(800) 765-3797  fsyr@youthranches.org

At the end of the day, it’s just coffee.” Callie says these words of wisdom with a noncommittal shrug. Her job at Starbucks has become an important part of her life, but one major takeaway is the understanding that she can’t let it take over.

“I really like my job,” Callie said. “I love the people that I work with. But at the end of the day I have to remember, I have priorities. I can’t let work overshadow what I’m doing.”

Balancing her time is a matter of accountability. “Being accountable and doing things that advance my future, that’s important to me. School is really important because I want to be a physical therapist. So if I’m off work one day, I’ll do homework and study and work really hard. I get my work schedule three weeks in advance, so I keep it straight.”

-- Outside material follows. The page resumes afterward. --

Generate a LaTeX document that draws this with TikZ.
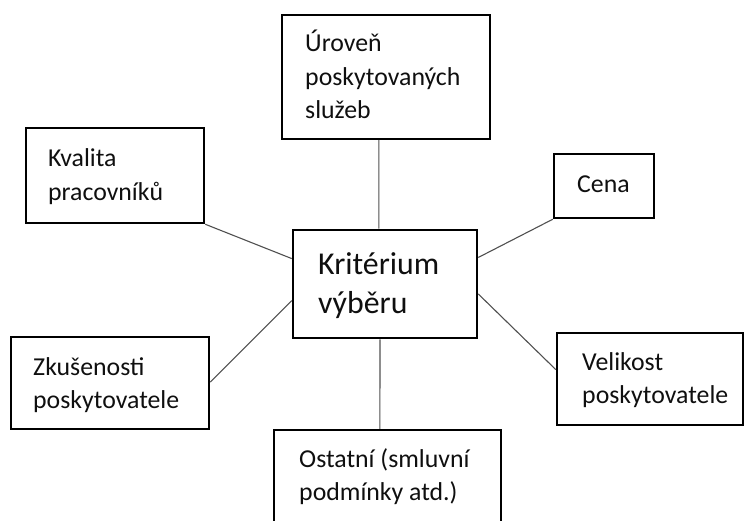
\documentclass[tikz,border=0pt]{standalone}
\usepackage{fontspec}
\setmainfont{Carlito}
\usetikzlibrary{calc,fit}
\definecolor{linegray}{RGB}{80,80,80}
\definecolor{textgray}{RGB}{15,15,15}
\begin{document}
\begin{tikzpicture}[x=1pt,y=-1pt,
  box/.style={draw=black, line width=2.5pt, rectangle, inner sep=0pt},
  conn/.style={draw=linegray, line width=1.1pt},
  lbl/.style={anchor=base west, inner sep=0pt, text=textgray, font=\fontsize{25.8}{33.5}\selectfont},
  biglbl/.style={lbl, font=\fontsize{31.8}{39.5}\selectfont}]
\useasboundingbox (0,0) rectangle (746,521);
\clip (0,0) rectangle (746,521);
% boxes
\node[box, fit={(282,15) (490,139)}] (up) {};
\node[box, fit={(26,128) (204,223)}] (kval) {};
\node[box, fit={(293,230) (477,338)}] (cen) {};
\node[box, fit={(554,154) (654,218)}] (cena) {};
\node[box, fit={(557,333) (743,425)}] (velik) {};
\node[box, fit={(11,337) (209,429)}] (zk) {};
\node[box, fit={(274,430) (501,550)}] (ost) {};
% texts
\node[lbl] (tup) at (305,52) {\begin{tabular}[t]{@{}l@{}}Úroveň\\poskytovaných\\služeb\end{tabular}};
\node[lbl] (tkval) at (48,167) {\begin{tabular}[t]{@{}l@{}}Kvalita\\pracovníků\end{tabular}};
\node[biglbl] (tcen) at (318,274) {\begin{tabular}[t]{@{}l@{}}Kritérium\\výběru\end{tabular}};
\node[lbl] (tcena) at (577,193) {Cena};
\node[lbl] (tvelik) at (582,370) {\begin{tabular}[t]{@{}l@{}}Velikost\\poskytovatele\end{tabular}};
\node[lbl] (tzk) at (33,375) {\begin{tabular}[t]{@{}l@{}}Zkušenosti\\poskytovatele\end{tabular}};
\node[lbl] (tost) at (299,467) {\begin{tabular}[t]{@{}l@{}}Ostatní (smluvní\\podmínky atd.)\end{tabular}};
% connectors
\draw[conn] ($(up.south west)!0.466!(up.south east)$) -- ($(cen.north west)!0.467!(cen.north east)$);
\draw[conn] (kval.south east) -- ($(cen.north west)!0.27!(cen.south west)$);
\draw[conn] (cena.south west) -- ($(cen.north east)!0.26!(cen.south east)$);
\draw[conn] ($(cen.north east)!0.59!(cen.south east)$) -- ($(velik.north west)!0.40!(velik.south west)$);
\draw[conn] ($(cen.north west)!0.65!(cen.south west)$) -- ($(zk.north east)!0.49!(zk.south east)$);
\draw[conn] ($(cen.south west)!0.473!(cen.south east)$) -- ($(ost.north west)!0.467!(ost.north east)$);
\end{tikzpicture}
\end{document}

As a Rancher, balancing work and school is familiar to Callie. While living at the Boys Ranch, she began working at the on-site clinic almost as soon as she arrived.

“It really did teach me a lot,” she said, “and I liked doing it. I like working. It’s always been fun to me.”

The Work Program at the Youth Ranches is designed to instill a strong work ethic, teach real-world skills, and familiarize boys and girls with the job application process.

When Callie applied to Starbucks, her experience at the Boys Ranch made the whole process less daunting.

However, there are some very clear differences with an on-campus job and a real-world job.

“It was very flexible working at the Ranch. I learned about being accountable for what you do and don’t do and what you fail at. Now I’ve got to actually be responsible and accountable for every little thing I do. It’s a lot different.” The biggest change is how many people Callie interacts with on a daily basis. Customer service is not the easiest aspect of the food industry
to navigate, but Callie has an advantage.

“Working at the Ranch taught me a lot about manners and how to talk to adults. People can be really mean, but you have to remember, it’s just coffee. If someone is going to get mad about coffee, that’s not your problem.”

An attitude like that is helpful during more stressful times. “At peak times and happy hours, you’re getting surrounded by people. That’s when everyone just comes in like a rush.” Callie learned quickly that busy hours are easier to manage when you enjoy what you do. Her favorite station to work at is the coffee bar, where she is responsible for actually creating the orders.

“That kind of stress I can pretty much handle because I just like being able to make stuff and make different combinations. I like seeing what people drink. It’s easy to me.”

Another favorite part of the job is knowing she is not alone. Callie quickly built relationships with other young women she worked with. “I’ve definitely got a lot more friends. They’re really good people and it’s nice to be able to talk to older people.

Some of them help me with my college applications and essays and just getting things together.”

Graduating on time, moving into the Scholarship House, and going to college are Callie’s top priorities. “School is really important. I want to graduate and start my life.” The Scholarship House helps young adults ease into adult life while attending college and working.

“At the Scholarship House, I’m going to have to go to school and I’m going to have to work. It teaches me now when I can actually fail and be able to get back up.” Callie knows that if
things become tough to manage, she has a support system to help her work through those challenges.

“They are for me and they’re this foundation.” Even as a teenager, Callie is ready to face the future with confidence. “The Ranch gave me the skills to do it, so now I have to do what I can with what I’ve learned.”